Written exercise
Report, as a bare number, how many lines of the material below contain the word "chart".

Data
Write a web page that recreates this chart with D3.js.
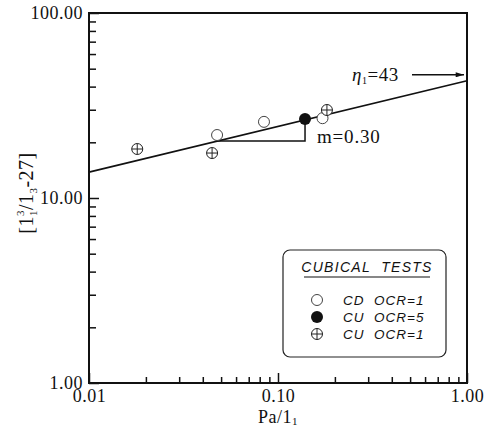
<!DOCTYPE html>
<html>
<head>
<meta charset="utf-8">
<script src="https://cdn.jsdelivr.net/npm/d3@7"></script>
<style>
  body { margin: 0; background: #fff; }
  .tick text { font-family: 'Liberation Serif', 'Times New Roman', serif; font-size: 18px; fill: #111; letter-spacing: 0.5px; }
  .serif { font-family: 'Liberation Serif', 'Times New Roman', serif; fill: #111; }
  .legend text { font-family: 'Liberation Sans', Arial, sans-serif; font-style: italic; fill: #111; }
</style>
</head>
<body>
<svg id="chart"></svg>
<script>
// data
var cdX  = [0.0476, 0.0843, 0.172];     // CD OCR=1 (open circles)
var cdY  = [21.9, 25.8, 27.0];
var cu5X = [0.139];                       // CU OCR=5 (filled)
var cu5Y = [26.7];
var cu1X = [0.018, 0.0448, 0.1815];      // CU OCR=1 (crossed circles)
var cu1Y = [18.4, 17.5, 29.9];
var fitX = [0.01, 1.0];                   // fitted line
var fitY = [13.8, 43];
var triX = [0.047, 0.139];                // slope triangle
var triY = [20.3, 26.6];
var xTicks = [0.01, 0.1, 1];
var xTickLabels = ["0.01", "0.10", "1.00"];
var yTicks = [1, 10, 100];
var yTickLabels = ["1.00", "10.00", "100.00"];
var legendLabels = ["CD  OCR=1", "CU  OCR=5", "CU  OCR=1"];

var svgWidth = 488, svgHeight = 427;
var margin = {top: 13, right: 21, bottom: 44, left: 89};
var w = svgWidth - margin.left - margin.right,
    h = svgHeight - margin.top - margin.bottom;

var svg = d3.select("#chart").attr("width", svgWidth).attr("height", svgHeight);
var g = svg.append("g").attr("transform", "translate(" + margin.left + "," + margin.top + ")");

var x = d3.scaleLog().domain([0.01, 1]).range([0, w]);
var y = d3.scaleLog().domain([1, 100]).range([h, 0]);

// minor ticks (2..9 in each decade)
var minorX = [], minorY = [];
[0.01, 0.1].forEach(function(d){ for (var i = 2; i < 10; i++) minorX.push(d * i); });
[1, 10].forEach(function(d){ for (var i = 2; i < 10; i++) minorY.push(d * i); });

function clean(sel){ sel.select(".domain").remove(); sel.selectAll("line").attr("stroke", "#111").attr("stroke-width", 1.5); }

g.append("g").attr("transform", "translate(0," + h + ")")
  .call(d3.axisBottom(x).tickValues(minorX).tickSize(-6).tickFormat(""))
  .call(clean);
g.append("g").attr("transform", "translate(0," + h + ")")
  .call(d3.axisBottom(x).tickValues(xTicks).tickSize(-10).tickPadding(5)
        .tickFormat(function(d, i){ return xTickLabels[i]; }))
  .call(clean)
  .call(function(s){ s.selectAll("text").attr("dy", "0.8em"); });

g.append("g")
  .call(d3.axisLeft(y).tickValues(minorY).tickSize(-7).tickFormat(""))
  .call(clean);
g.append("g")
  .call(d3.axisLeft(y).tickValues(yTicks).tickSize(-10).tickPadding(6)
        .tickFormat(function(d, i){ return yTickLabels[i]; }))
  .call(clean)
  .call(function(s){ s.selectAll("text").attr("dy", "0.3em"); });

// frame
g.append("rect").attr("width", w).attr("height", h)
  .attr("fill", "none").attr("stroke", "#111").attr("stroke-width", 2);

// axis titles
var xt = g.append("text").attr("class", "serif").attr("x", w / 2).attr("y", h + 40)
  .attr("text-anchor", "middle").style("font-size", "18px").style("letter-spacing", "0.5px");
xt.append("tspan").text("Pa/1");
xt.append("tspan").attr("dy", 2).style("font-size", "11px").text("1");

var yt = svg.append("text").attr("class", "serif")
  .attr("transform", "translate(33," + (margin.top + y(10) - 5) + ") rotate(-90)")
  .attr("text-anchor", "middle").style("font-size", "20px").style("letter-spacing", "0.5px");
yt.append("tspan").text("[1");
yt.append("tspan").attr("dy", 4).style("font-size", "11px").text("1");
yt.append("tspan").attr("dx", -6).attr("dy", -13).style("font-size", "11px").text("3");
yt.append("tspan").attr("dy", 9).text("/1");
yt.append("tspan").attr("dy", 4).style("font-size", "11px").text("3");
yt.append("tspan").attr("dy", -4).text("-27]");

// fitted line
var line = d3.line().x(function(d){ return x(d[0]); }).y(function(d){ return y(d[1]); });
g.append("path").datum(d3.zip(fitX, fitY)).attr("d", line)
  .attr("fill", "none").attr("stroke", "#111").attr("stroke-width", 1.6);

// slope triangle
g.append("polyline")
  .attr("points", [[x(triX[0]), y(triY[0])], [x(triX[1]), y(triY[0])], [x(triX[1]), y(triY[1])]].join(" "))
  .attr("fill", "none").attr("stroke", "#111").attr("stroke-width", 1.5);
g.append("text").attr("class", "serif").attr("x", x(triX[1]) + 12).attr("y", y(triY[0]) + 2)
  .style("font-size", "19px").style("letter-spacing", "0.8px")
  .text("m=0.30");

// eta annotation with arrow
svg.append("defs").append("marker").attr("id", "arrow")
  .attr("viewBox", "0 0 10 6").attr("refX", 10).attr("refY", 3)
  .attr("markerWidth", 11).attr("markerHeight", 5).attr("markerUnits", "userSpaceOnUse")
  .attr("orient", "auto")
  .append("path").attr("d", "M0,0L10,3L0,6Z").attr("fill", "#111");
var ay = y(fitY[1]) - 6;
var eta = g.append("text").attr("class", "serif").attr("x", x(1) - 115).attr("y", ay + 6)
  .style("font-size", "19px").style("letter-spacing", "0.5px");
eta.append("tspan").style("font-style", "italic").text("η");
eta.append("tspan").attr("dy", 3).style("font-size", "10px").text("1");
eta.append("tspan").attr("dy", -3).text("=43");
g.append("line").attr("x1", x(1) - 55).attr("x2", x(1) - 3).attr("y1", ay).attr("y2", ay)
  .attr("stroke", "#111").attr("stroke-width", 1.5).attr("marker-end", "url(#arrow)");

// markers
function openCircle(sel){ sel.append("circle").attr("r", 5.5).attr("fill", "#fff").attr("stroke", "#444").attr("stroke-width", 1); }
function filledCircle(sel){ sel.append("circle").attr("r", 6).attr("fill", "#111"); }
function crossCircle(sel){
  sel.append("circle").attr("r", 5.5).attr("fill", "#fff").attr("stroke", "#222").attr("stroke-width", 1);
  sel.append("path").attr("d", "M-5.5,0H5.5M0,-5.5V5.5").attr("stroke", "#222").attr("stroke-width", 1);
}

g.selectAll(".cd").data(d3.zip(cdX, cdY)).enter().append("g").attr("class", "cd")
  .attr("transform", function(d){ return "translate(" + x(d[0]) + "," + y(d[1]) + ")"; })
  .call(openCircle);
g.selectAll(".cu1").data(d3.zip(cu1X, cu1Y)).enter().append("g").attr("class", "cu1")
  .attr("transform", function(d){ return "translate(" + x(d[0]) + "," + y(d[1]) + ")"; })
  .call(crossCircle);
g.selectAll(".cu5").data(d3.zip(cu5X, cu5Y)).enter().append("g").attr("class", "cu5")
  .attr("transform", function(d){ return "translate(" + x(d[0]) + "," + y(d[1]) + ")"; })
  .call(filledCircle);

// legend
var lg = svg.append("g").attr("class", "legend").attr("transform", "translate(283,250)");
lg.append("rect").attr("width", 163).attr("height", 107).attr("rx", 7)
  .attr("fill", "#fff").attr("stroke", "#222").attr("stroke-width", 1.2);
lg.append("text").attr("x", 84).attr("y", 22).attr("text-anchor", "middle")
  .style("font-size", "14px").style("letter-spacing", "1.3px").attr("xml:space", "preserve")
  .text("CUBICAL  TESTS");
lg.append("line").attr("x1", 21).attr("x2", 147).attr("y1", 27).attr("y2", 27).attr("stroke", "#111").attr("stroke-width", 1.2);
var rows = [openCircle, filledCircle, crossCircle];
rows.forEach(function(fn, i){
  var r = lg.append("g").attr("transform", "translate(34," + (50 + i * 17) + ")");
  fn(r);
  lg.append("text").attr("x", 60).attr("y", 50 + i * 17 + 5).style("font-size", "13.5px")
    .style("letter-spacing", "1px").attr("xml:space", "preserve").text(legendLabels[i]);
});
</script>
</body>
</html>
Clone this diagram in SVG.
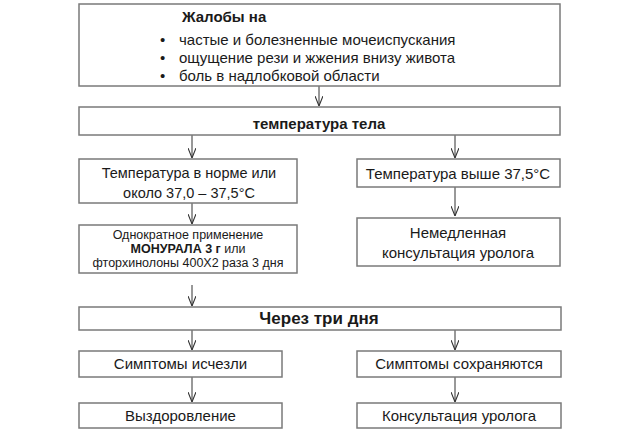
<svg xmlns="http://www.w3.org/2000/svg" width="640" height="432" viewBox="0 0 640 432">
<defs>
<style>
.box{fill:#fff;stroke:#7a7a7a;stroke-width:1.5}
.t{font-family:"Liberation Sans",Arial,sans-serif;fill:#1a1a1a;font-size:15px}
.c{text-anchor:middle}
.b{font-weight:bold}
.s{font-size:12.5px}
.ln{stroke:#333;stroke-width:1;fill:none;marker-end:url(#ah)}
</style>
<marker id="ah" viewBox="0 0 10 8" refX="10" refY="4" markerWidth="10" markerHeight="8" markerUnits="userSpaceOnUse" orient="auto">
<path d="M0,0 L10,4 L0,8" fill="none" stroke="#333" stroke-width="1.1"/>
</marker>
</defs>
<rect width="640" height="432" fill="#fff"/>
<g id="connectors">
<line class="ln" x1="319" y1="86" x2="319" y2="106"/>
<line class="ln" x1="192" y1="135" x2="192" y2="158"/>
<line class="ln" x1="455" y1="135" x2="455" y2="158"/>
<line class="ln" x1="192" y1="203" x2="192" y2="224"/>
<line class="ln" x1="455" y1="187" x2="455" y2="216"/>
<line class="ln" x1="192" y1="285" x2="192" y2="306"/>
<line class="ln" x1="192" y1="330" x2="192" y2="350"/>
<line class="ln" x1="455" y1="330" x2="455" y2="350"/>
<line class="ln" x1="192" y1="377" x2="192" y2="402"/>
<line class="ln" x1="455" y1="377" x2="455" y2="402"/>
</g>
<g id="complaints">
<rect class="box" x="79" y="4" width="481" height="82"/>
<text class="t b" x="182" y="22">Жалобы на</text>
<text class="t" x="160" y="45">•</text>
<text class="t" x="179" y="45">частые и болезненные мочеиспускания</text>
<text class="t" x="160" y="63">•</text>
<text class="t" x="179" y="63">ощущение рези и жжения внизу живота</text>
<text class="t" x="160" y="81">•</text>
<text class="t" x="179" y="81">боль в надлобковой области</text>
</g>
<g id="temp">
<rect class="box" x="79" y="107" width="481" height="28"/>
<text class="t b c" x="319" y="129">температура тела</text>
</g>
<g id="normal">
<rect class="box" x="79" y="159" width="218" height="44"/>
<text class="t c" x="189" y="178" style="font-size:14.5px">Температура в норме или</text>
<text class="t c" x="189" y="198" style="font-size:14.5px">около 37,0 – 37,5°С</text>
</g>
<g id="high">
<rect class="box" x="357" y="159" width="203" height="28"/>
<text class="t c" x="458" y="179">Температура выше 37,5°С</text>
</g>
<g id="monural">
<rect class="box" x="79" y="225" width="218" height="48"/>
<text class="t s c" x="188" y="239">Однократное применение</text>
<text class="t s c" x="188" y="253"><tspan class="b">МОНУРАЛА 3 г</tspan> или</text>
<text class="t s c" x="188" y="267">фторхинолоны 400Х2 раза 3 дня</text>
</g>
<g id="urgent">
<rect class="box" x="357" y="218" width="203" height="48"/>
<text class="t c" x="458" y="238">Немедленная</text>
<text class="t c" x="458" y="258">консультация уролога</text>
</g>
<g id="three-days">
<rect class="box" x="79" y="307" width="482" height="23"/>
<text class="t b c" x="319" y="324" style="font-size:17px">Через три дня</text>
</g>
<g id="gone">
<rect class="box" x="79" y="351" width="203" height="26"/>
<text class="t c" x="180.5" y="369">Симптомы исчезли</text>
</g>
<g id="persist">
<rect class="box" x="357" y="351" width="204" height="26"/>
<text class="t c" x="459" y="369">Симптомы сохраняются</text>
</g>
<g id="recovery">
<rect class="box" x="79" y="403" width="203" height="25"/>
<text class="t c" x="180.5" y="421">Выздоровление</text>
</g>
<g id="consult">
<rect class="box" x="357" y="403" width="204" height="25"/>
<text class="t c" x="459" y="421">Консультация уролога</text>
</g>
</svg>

* * *

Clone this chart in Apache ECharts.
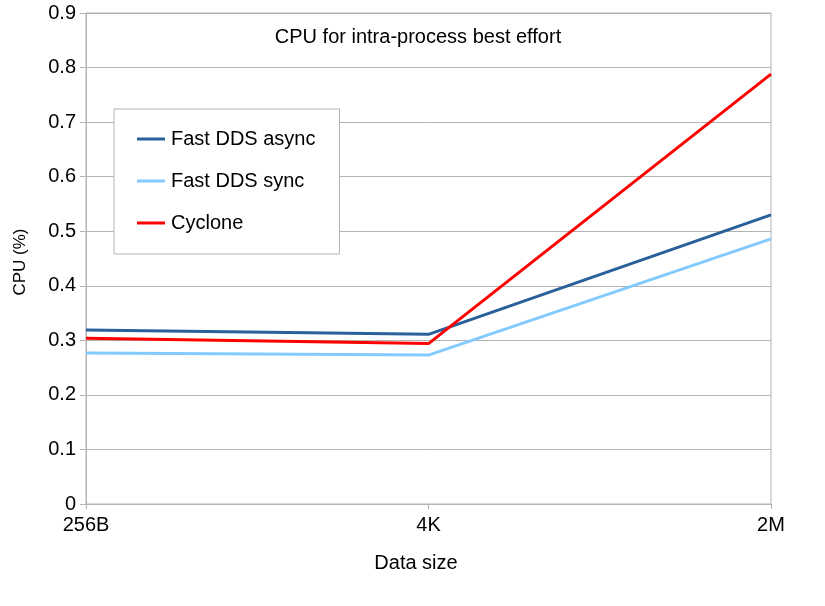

==

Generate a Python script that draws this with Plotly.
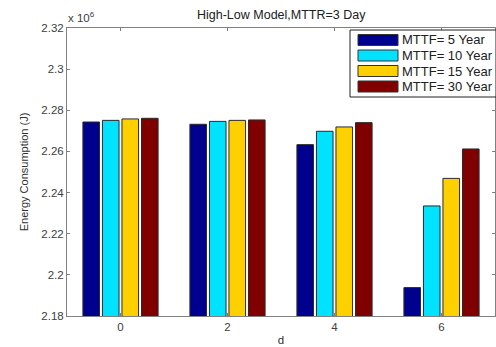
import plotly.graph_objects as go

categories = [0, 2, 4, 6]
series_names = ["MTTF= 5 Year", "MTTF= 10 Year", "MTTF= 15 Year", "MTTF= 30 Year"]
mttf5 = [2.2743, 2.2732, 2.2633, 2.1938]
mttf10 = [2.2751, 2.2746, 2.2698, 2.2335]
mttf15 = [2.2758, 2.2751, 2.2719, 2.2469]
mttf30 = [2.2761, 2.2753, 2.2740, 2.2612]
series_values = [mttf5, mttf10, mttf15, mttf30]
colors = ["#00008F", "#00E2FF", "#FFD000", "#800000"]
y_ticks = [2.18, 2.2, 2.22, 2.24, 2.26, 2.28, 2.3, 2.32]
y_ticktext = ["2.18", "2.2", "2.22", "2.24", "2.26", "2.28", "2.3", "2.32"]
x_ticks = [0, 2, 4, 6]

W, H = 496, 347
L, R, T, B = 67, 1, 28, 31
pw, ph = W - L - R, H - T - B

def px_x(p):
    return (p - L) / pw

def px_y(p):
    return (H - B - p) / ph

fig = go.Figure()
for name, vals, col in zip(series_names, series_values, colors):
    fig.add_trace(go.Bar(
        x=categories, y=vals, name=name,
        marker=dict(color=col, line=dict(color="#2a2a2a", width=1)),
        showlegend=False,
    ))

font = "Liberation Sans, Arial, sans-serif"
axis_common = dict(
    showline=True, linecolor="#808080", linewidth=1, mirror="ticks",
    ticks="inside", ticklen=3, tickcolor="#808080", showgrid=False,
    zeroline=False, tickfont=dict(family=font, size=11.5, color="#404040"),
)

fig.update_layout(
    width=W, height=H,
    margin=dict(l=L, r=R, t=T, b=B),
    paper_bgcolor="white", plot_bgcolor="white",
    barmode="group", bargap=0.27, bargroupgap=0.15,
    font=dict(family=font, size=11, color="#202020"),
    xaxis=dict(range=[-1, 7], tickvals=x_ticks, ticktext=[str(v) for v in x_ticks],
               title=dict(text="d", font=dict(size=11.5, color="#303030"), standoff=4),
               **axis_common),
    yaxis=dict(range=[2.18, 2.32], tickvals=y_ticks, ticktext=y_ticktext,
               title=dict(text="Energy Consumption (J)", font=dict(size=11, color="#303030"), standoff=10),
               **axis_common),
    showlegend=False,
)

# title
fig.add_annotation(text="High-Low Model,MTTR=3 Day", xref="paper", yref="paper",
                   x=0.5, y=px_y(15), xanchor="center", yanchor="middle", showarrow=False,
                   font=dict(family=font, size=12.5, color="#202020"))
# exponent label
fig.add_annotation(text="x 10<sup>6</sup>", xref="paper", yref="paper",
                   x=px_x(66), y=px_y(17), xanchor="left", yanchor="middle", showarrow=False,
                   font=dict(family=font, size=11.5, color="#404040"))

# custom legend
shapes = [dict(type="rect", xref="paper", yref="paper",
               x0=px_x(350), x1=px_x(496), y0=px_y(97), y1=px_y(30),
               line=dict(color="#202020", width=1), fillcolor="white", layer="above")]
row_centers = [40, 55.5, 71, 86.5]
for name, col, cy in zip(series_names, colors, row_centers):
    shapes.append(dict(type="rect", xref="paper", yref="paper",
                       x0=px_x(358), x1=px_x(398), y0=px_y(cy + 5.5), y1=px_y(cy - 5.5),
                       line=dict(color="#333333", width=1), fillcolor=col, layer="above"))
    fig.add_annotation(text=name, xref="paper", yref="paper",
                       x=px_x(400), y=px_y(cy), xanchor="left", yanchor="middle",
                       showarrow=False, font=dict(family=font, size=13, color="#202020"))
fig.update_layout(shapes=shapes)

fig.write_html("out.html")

Answer to this problem
4